Here is code from someone that worked

SELECT 
  sub.store, sub.year_num, sub.month_num, sub.num_dates, sub.daily_revenue
FROM (
  SELECT 
  store, 
  EXTRACT (month FROM saledate) AS month_num, 
  EXTRACT (year FROM saledate) AS year_num,
  COUNT (DISTINCT saledate) AS num_dates,
  SUM(amt) AS total_revenue,
  total_revenue/num_dates AS daily_revenue,
  (CASE 
  WHEN (year_num=2005 AND month_num=8) THEN 'cannot' ELSE 'can' 
  END) As can_use_anot
  FROM trnsact
  WHERE stype='p' AND can_use_anot='can'
  GROUP BY store, month_num, year_num
  ) AS sub
HAVING sub.num_dates >=20
GROUP BY sub.store, sub.year_num, sub.month_num, sub.num_dates, sub.daily_revenue
ORDER BY sub.num_dates ASC;

And his result Correct result

Apparently his Daily revenue is much higher than mine. I wonder whether it is due to I am not counting Distinct saledate in the subquery. However, I tried to add use COUNT(DISTINCT saledate) and I get no output at all, 0 row. I understand how his code works but I`m frustrated where is wrong in my code. ESPECIALLY WHY ADDING DISTINCT GAVE ME 0 ROW, DEEPLY APPRECIATE ANYONE WHO CAN EXPLAIN...


Solution

  • Select #1 agggregates by date while #2 by month, just compare the number of rows returned.

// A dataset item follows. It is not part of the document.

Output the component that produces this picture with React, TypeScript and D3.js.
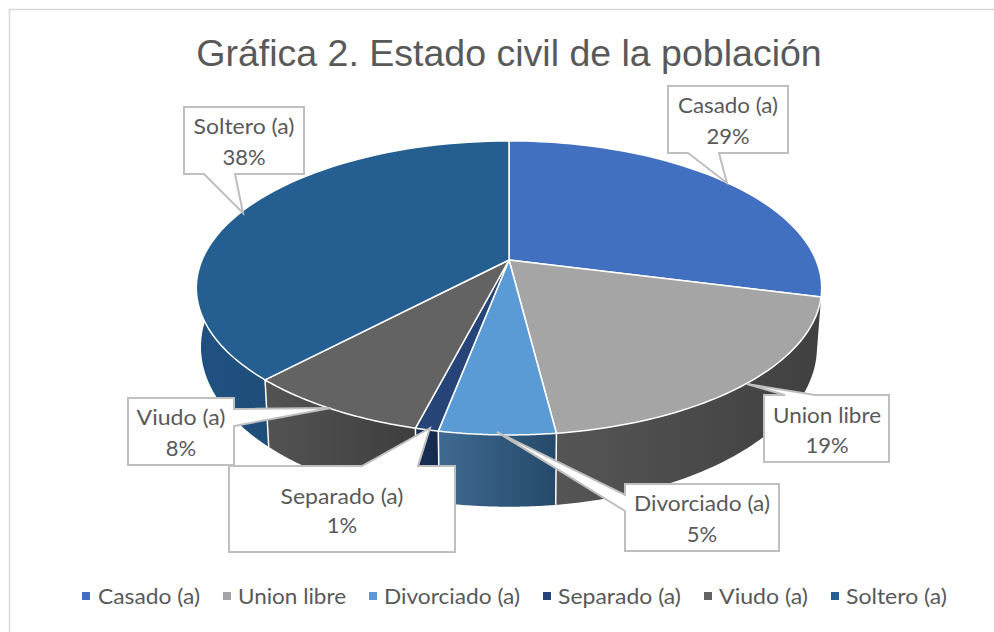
import React from "react";
import * as d3 from "d3";

const categories = ["Casado (a)", "Union libre", "Divorciado (a)", "Separado (a)", "Viudo (a)", "Soltero (a)"];
const percents = [29, 19, 5, 1, 8, 38];
const topColors = ["#4270c0", "#a5a5a5", "#5b9bd5", "#264478", "#636363", "#255e91"];
const wallFrom = ["#2f5597", "#555555", "#3f6a92", "#1a3058", "#535353", "#1f5080"];
const wallTo = ["#2f5597", "#404040", "#25496a", "#15294c", "#3e3e3e", "#1e4e78"];
const title = "Gráfica 2. Estado civil de la población";

const W = 994, H = 632;
const CX = 509, CY = 260, RX = 307, SY = 141.7, K = 0.19;
const BRX = 302.4, BCY = 316.6, BSY = 154;

type Callout = { path: [number, number][]; tx: number };
const callouts: Callout[] = [
  { path: [[668, 86], [788, 86], [788, 153], [719, 153], [727, 183], [688, 153], [668, 153]], tx: 728 },
  { path: [[764, 395], [785, 395], [747, 384], [815, 395], [889, 395], [889, 462], [764, 462]], tx: 827 },
  { path: [[625, 484], [779, 484], [779, 551], [625, 551], [625, 511], [497, 432], [625, 495]], tx: 702 },
  { path: [[229, 466], [362, 466], [430, 428], [418, 466], [455, 466], [455, 552], [229, 552]], tx: 342 },
  { path: [[128, 398], [234, 398], [234, 409], [331, 408], [234, 426], [234, 465], [128, 465]], tx: 181 },
  { path: [[184, 107], [304, 107], [304, 174], [235, 174], [243, 213], [204, 174], [184, 174]], tx: 244 },
];
const calloutLines: [number, number][] = [[113, 144], [423, 453], [511, 542], [504, 533], [425, 456], [134, 165]];
const legendMarkers = [82, 223, 369, 543, 704, 831];
const legendText: [number, number][] = [[98, 102], [238, 108], [384, 136], [558, 123], [719, 89], [846, 101]];
const labelWidths = [100, 108, 136, 123, 89, 101];

const topPt = (t: number): [number, number] => {
  const u = Math.sin(t), v = -Math.cos(t), d = 1 - K * v;
  return [CX + RX * u / d, CY + SY * v / d];
};
const botPt = (t: number): [number, number] => {
  const u = Math.sin(t), v = -Math.cos(t), d = 1 - K * v;
  return [CX + BRX * u / d, BCY + BSY * v / d];
};

const line = d3.line<[number, number]>();
const sampled = (a: number, b: number) => d3.range(0, 61).map((i) => a + ((b - a) * i) / 60);
const FONT = "Lato";

export default function App() {
  const arcs = d3.pie<number>().sort(null)(percents);
  const order = arcs.map((_, i) => i).filter((i) => i !== 0);
  const minVis = (100 * Math.PI) / 180, maxVis = (282 * Math.PI) / 180;
  return (
    <svg width={W} height={H} style={{ position: "absolute", left: 0, top: 0 }}>
      <defs>
        {arcs.map((a, i) => {
          const s = Math.max(a.startAngle, minVis), e = Math.min(a.endAngle, maxVis);
          return (
            <linearGradient key={i} id={`w${i}`} gradientUnits="userSpaceOnUse"
              x1={Math.min(topPt(s)[0], topPt(e)[0])} x2={Math.max(topPt(s)[0], topPt(e)[0])} y1={0} y2={0}>
              <stop offset="0" stopColor={wallFrom[i]} />
              <stop offset="1" stopColor={wallTo[i]} />
            </linearGradient>
          );
        })}
      </defs>
      <rect x={0} y={0} width={W} height={H} fill="#fff" />
      <path d={`M9.5 ${H}V9.5H${W}`} fill="none" stroke="#d9d9d9" strokeWidth={1.5} />
      <text x={509} y={66} textAnchor="middle" fontFamily="Liberation Sans" fontSize={37.5} fill="#595959">{title}</text>

      {order.map((i) => {
        const s = Math.max(arcs[i].startAngle, minVis), e = Math.min(arcs[i].endAngle, maxVis);
        if (e <= s) return null;
        const ts = sampled(s, e);
        const pts = [...ts.map(topPt), ...[...ts].reverse().map(botPt)];
        return <path key={i} d={line(pts)! + "Z"} fill={`url(#w${i})`} stroke="none" />;
      })}
      {order.map((i) => {
        const a = arcs[i].endAngle;
        if (a > maxVis || a < minVis) return null;
        return <path key={i} d={line([topPt(a), botPt(a)])!} stroke="#fff" strokeWidth={1.5} />;
      })}
      {arcs.map((a, i) => {
        const pts = sampled(a.startAngle, a.endAngle).map(topPt);
        return (
          <path key={i} d={line([[CX, CY], ...pts])! + "Z"} fill={topColors[i]} stroke="#fff" strokeWidth={1.5} strokeLinejoin="round" />
        );
      })}

      {callouts.map((c, i) => (
        <g key={i}>
          <path d={line(c.path)! + "Z"} fill="#fff" stroke="#bfbfbf" strokeWidth={2} strokeLinejoin="miter" />
          <text x={c.tx} y={calloutLines[i][0]} textAnchor="middle" fontFamily={FONT} fontSize={22} fill="#595959"
            textLength={labelWidths[i]} lengthAdjust="spacingAndGlyphs">{categories[i]}</text>
          <text x={c.tx} y={calloutLines[i][1]} textAnchor="middle" fontFamily={FONT} fontSize={22} fill="#595959">{percents[i]}%</text>
        </g>
      ))}

      {categories.map((c, i) => (
        <g key={i}>
          <rect x={legendMarkers[i]} y={592} width={8} height={8} fill={topColors[i]} />
          <text x={legendText[i][0]} y={604} fontFamily={FONT} fontSize={22} fill="#595959"
            textLength={legendText[i][1]} lengthAdjust="spacingAndGlyphs">{c}</text>
        </g>
      ))}
    </svg>
  );
}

    What I don't understand why both queries use that strange way to exclude dates from Aug 2005. Should be done using a simple WHERE saledate not between date '2005-08-01' and date '2005-08-31'

    And there's no need for using a Derived Table:

    SELECT 
       store, 
       EXTRACT (month FROM saledate) AS month_num, 
       EXTRACT (year FROM saledate) AS year_num,
       COUNT (DISTINCT saledate) AS num_dates,
       SUM(amt) AS total_revenue,
       total_revenue/num_dates AS daily_revenue
    FROM trnsact
    WHERE saledate not between date '2005-08-01' and date '2005-08-31'
      and stype='p'
    GROUP BY store, month_num, year_num
    HAVING num_dates >=20
    ORDER BY sub.num_dates ASC;
    

    But there's probably a large number of rows per day/month and it might be more efficient to aggregate by day first avoiding EXTRACT on all rows and the COUNT(DISTINCT):

    SELECT -- now aggregate by month
       store, 
       EXTRACT (month FROM saledate) AS month_num, 
       EXTRACT (year FROM saledate) AS year_num,
       COUNT (*) AS num_dates, -- no need for DISTINCT anymore
       SUM(daily_amt) AS total_revenue,
       total_revenue/num_dates AS daily_revenue
    FROM
     (  -- daily sales first
        SELECT 
           store, 
           saledate, 
           SUM(amt) AS daily_amt
        FROM trnsact
        WHERE saledate not between date '2005-08-01' and date '2005-08-31'
          and stype='p'
        GROUP BY store, saledate
     ) as dt
    GROUP BY store, year_num, month_num
    ;